- Goal
Each line from the one containing "Output the web" through the one containing "const plain = (v) => String(v);" is to be retyped exactly, both end lines included, and all other lines left out.
-- begin Data for this task --
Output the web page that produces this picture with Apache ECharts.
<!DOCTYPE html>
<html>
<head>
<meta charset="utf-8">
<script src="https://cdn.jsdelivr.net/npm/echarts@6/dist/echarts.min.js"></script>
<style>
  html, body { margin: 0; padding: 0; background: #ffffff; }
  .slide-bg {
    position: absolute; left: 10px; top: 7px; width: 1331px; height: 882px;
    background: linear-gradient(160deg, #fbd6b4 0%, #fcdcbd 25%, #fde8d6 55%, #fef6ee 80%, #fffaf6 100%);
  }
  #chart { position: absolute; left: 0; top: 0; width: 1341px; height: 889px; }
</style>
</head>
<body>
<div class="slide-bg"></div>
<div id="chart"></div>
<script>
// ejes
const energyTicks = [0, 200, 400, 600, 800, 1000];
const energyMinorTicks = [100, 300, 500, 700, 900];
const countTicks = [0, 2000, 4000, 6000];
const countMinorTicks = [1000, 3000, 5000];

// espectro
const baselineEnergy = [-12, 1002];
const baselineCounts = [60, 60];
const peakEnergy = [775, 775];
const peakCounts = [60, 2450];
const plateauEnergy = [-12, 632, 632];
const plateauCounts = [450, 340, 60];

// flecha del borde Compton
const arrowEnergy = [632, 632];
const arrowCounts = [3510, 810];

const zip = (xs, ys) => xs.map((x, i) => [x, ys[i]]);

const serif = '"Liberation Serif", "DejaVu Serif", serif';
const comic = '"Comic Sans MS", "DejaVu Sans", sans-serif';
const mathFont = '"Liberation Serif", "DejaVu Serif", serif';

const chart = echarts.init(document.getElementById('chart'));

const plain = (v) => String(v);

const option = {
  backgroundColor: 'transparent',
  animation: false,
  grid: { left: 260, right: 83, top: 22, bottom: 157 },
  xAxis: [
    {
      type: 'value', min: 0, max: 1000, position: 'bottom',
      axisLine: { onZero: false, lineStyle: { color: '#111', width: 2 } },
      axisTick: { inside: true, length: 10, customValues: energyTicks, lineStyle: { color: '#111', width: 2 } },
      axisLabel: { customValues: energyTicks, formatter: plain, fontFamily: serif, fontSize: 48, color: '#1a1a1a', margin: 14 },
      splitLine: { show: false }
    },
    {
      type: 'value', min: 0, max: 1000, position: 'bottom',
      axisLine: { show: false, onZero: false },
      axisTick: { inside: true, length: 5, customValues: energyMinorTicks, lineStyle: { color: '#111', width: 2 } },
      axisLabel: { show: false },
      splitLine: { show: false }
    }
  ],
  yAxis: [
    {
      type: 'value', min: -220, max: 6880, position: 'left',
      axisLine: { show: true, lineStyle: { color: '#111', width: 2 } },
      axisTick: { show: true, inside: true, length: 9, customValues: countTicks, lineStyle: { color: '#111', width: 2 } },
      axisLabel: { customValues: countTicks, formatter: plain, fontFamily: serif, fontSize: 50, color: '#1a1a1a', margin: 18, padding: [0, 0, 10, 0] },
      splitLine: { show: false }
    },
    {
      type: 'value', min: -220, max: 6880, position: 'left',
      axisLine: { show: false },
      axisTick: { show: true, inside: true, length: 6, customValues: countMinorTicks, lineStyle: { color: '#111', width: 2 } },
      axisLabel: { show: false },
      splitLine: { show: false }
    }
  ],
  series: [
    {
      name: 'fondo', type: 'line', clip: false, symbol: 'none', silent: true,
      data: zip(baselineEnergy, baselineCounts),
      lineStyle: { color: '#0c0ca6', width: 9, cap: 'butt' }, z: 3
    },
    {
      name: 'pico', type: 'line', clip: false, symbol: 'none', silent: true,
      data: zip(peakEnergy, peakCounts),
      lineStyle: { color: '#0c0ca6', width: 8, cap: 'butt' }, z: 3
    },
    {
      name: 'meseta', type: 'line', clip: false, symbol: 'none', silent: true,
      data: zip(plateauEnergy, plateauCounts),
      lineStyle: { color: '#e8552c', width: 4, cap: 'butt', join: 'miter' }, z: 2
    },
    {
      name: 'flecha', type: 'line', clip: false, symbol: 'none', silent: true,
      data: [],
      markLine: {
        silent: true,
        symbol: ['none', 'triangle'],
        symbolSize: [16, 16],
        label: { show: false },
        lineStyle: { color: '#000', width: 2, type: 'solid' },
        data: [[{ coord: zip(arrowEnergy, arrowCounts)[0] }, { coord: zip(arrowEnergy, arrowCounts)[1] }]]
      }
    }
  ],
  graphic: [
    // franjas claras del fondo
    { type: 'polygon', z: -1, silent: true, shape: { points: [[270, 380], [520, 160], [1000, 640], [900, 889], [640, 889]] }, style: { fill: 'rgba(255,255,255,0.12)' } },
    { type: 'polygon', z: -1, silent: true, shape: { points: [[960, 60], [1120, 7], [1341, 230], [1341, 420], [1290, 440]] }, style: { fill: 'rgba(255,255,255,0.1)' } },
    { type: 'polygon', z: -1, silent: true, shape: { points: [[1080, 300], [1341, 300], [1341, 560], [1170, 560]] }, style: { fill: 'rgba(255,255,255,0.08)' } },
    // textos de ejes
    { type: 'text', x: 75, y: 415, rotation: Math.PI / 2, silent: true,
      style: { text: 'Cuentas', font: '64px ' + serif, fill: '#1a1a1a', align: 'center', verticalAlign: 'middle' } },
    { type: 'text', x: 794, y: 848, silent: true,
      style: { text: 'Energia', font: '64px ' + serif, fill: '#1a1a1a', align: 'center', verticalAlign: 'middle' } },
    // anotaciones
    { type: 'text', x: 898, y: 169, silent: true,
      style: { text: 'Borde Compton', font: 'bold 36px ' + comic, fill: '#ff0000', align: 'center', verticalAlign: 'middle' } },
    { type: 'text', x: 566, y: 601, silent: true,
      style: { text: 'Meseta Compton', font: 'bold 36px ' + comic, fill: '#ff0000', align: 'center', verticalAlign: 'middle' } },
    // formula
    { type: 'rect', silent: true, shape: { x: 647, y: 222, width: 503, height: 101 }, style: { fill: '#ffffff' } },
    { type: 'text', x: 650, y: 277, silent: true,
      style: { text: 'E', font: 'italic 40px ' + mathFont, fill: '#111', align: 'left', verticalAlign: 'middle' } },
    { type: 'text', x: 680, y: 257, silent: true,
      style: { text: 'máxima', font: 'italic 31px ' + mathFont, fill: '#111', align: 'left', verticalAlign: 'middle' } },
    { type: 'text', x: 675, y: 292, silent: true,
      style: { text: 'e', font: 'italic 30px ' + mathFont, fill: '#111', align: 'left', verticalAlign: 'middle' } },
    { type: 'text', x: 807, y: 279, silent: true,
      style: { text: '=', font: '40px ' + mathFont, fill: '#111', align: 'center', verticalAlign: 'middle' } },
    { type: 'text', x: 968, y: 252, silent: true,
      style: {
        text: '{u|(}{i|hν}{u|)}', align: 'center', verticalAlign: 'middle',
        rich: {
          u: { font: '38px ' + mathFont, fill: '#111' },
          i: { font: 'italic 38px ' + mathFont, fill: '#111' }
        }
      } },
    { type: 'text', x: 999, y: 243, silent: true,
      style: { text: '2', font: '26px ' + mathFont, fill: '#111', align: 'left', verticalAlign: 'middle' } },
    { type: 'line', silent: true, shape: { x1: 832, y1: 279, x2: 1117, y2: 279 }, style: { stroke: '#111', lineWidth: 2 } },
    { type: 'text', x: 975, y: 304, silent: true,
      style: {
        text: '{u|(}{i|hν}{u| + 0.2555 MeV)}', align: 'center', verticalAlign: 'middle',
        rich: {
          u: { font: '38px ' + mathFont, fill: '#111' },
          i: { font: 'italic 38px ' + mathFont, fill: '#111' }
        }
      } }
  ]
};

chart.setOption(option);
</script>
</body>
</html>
-- end Data for this task --
-- begin Data for this task --
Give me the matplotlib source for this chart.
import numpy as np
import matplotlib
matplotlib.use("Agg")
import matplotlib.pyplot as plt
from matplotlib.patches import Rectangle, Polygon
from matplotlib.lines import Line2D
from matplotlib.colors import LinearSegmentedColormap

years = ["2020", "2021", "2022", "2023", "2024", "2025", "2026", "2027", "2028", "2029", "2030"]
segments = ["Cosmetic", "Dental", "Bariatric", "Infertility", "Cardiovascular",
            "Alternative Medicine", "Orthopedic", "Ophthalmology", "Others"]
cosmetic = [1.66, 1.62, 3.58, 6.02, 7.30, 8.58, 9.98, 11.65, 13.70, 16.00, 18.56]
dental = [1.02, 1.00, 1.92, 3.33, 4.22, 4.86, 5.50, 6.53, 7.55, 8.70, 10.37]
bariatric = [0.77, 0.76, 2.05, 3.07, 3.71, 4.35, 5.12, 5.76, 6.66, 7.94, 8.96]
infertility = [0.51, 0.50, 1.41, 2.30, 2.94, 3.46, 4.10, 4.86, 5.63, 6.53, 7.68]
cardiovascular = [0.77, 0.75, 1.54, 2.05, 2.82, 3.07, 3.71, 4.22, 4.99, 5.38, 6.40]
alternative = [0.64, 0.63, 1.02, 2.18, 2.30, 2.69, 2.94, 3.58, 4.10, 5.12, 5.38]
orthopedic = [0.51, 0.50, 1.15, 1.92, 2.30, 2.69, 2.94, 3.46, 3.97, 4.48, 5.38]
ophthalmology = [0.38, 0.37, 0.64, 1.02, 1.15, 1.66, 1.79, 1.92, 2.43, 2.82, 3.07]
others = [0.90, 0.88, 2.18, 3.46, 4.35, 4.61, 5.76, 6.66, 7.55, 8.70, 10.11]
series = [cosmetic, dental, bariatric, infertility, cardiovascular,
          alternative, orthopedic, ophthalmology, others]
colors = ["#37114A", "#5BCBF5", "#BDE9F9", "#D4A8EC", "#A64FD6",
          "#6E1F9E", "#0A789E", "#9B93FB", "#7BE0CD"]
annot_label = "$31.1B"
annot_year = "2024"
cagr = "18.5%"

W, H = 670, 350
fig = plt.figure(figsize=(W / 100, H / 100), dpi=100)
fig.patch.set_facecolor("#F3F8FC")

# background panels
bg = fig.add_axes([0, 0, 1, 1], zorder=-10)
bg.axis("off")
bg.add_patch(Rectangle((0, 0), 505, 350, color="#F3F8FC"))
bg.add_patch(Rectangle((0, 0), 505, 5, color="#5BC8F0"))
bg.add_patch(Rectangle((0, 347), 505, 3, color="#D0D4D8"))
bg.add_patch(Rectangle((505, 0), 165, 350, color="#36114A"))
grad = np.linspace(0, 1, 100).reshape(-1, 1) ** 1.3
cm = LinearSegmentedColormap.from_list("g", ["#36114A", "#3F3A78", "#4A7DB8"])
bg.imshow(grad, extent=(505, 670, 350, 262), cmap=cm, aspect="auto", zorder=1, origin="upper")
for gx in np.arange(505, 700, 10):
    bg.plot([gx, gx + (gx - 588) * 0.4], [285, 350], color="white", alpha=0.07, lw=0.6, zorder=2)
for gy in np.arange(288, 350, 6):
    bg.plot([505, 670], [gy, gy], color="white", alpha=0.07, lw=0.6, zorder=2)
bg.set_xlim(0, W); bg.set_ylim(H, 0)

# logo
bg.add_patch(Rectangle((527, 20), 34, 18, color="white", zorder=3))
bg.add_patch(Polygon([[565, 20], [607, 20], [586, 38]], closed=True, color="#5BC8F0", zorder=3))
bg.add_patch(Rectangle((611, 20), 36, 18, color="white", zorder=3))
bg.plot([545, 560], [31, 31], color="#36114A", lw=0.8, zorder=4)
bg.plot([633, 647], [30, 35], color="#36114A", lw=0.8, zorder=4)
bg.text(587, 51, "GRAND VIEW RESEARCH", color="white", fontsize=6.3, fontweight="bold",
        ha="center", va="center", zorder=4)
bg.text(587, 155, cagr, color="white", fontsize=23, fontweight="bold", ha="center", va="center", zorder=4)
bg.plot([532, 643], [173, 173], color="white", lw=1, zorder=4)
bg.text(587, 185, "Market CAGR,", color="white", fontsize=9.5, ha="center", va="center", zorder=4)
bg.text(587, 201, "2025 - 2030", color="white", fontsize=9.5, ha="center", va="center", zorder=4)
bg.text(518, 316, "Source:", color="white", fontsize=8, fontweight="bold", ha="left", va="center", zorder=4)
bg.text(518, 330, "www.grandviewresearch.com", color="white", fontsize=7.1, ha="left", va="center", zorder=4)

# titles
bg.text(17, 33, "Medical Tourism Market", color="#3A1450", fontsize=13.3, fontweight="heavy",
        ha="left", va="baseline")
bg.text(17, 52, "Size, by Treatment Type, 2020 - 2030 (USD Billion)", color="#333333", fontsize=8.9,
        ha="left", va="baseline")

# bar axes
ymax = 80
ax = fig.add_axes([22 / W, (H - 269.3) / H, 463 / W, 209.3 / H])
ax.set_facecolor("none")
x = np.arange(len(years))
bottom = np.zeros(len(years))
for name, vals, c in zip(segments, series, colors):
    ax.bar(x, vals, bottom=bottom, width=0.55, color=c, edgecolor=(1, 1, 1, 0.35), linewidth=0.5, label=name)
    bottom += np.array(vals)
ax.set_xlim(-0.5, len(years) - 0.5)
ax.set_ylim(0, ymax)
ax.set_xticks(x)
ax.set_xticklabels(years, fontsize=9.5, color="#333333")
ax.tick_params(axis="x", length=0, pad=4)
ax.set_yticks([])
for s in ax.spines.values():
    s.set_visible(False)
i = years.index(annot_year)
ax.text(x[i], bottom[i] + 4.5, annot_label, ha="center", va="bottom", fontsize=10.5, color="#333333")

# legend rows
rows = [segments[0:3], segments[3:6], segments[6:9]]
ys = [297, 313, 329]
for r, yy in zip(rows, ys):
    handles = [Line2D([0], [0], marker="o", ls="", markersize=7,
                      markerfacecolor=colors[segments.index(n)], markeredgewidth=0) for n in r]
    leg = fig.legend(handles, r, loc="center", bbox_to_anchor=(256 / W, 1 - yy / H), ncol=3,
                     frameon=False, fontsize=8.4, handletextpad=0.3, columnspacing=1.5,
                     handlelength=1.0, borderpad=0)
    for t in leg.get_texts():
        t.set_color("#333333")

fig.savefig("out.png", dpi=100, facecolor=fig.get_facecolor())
-- end Data for this task --
- Reply
Output the web page that produces this picture with Apache ECharts.
<!DOCTYPE html>
<html>
<head>
<meta charset="utf-8">
<script src="https://cdn.jsdelivr.net/npm/echarts@6/dist/echarts.min.js"></script>
<style>
  html, body { margin: 0; padding: 0; background: #ffffff; }
  .slide-bg {
    position: absolute; left: 10px; top: 7px; width: 1331px; height: 882px;
    background: linear-gradient(160deg, #fbd6b4 0%, #fcdcbd 25%, #fde8d6 55%, #fef6ee 80%, #fffaf6 100%);
  }
  #chart { position: absolute; left: 0; top: 0; width: 1341px; height: 889px; }
</style>
</head>
<body>
<div class="slide-bg"></div>
<div id="chart"></div>
<script>
// ejes
const energyTicks = [0, 200, 400, 600, 800, 1000];
const energyMinorTicks = [100, 300, 500, 700, 900];
const countTicks = [0, 2000, 4000, 6000];
const countMinorTicks = [1000, 3000, 5000];

// espectro
const baselineEnergy = [-12, 1002];
const baselineCounts = [60, 60];
const peakEnergy = [775, 775];
const peakCounts = [60, 2450];
const plateauEnergy = [-12, 632, 632];
const plateauCounts = [450, 340, 60];

// flecha del borde Compton
const arrowEnergy = [632, 632];
const arrowCounts = [3510, 810];

const zip = (xs, ys) => xs.map((x, i) => [x, ys[i]]);

const serif = '"Liberation Serif", "DejaVu Serif", serif';
const comic = '"Comic Sans MS", "DejaVu Sans", sans-serif';
const mathFont = '"Liberation Serif", "DejaVu Serif", serif';

const chart = echarts.init(document.getElementById('chart'));

const plain = (v) => String(v);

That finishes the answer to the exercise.